Their peaceful holiday is shattered by the arrival of Anne, whom Raymond had vaguely invited. A cultured, principled, intelligent, hard-working woman of Raymond's age who was a friend of his late wife, Anne regards herself as a sort of godmother to Cécile. The three women all have claims on Raymond's attention; the remote, enigmatic Anne soon becomes Raymond's lover, and the next morning she announces their engagement. Elsa moves out, then Anne tries to take over parenting Cécile. Raymond starts to take Anne's side in many arguments and fails to stand up for Cécile which angers her more. Anne tells Cécile to stop seeing Cyril and get back to her schoolbooks. Cécile is horrified at this threat to her pampered life as her father's darling, especially as Anne becomes the entire focus of Raymond's interest. She devises a plan to prevent the marriage, while nevertheless feeling ambiguous about her scheming.

To make Raymond jealous, Cécile arranges for Elsa and Cyril to pretend to be a couple and appear together at specific moments. When Raymond predictably becomes jealous of the younger Cyril, he renews his pursuit of Elsa. But Cécile has misjudged Anne's sensitivity. After she sees Raymond and Elsa together in the woods, with Raymond brushing pine needles off of his suit, Anne drives off in tears and her car plunges from a cliff in an apparent suicide.

Cécile and her father return to the empty, desultory life they were living before Anne interrupted their summer and consider the impact Anne has had on their lives. Cécile lives with the knowledge that her manipulations led to Anne's death and longs for the summer they shared.

==Characters==
- Cécile, a wealthy and careless seventeen-year-old girl
- Raymond, her middle-aged father, a notorious partier and ladies' man
- Elsa, Raymond's latest mistress at the beginning of the novel
- Anne, an old friend of Cécile's mother, who mentored Cécile after she withdrew from Catholic boarding school
- Cyril, a young man who lives near the house Raymond rents for the summer

==Reception==
An early brief review of Irene Ash's English translation (John Murray, 1955), in The Times of 19 May 1955, describes it as "An unusual little fiction ... written by a 19-year-old girl from the Dordogne ... a nice piece of precocity". The reviewer in The Spectator of the same date said "Bonjour, Tristesse, which has achieved remarkable celebrity by virtue of its subject-matter and its authoress's age, is a vulgar, sad little book".

==Translations into English==
Bonjour Tristesse was translated into English by Irene Ash in 1955. Ash's translation censors much of the amoral and sexual themes of the original text, removing over 100 lines of Sagan's original writing to make it more palatable for contemporary British publication.
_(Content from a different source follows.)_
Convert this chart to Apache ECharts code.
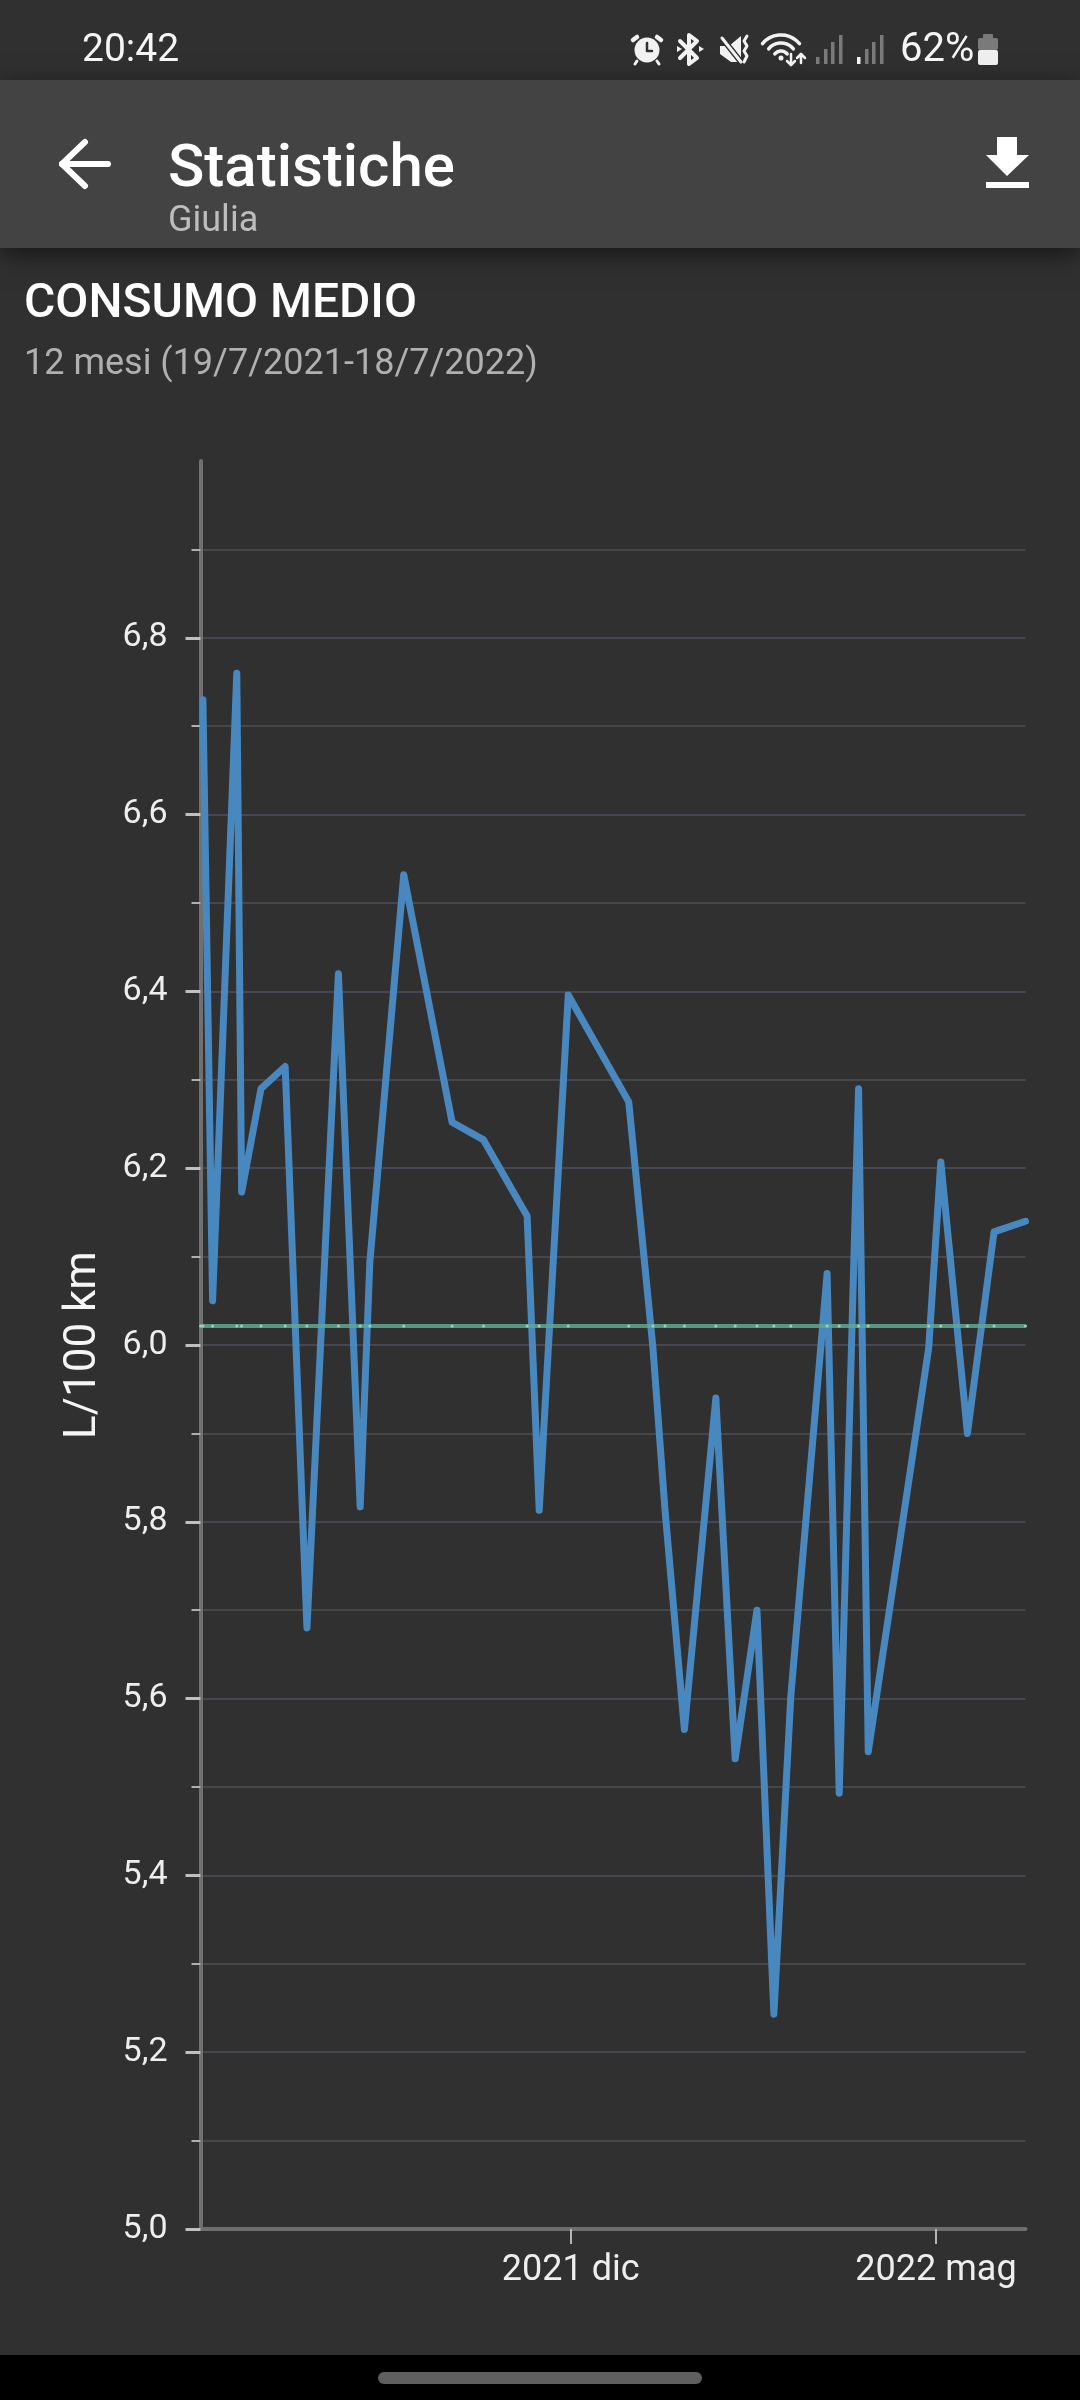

A 2013 translation by Heather Lloyd includes the full uncensored text.

==Cultural adaptations==
- German-American filmmaker Otto Preminger produced and directed a film adaptation of the book through his film production company Wheel Productions. Bonjour Tristesse was released in 1958 and stars Jean Seberg, Deborah Kerr and David Niven.
- Canadian dark ambient band Soufferance based and themed their 2011 concept extended play on the book. Titled Bonjour Tristesse, the EP features a single 17-minute song. A follow-up concept album was released a year later, titled Adieu Tristesse, which also took elements from the novel.
- French artist Frédéric Rébéna had adapted Bonjour Tristesse into a graphic novel, with NBM Publishing scheduled to release an English version in 2026.
- Canadian filmmaker Durga Chew-Bose adapted Bonjour Tristesse into a feature film in 2024, starring Lily McInerny, Claes Bang, Nailia Harzoune, Aliocha Schneider, and Chloë Sevigny.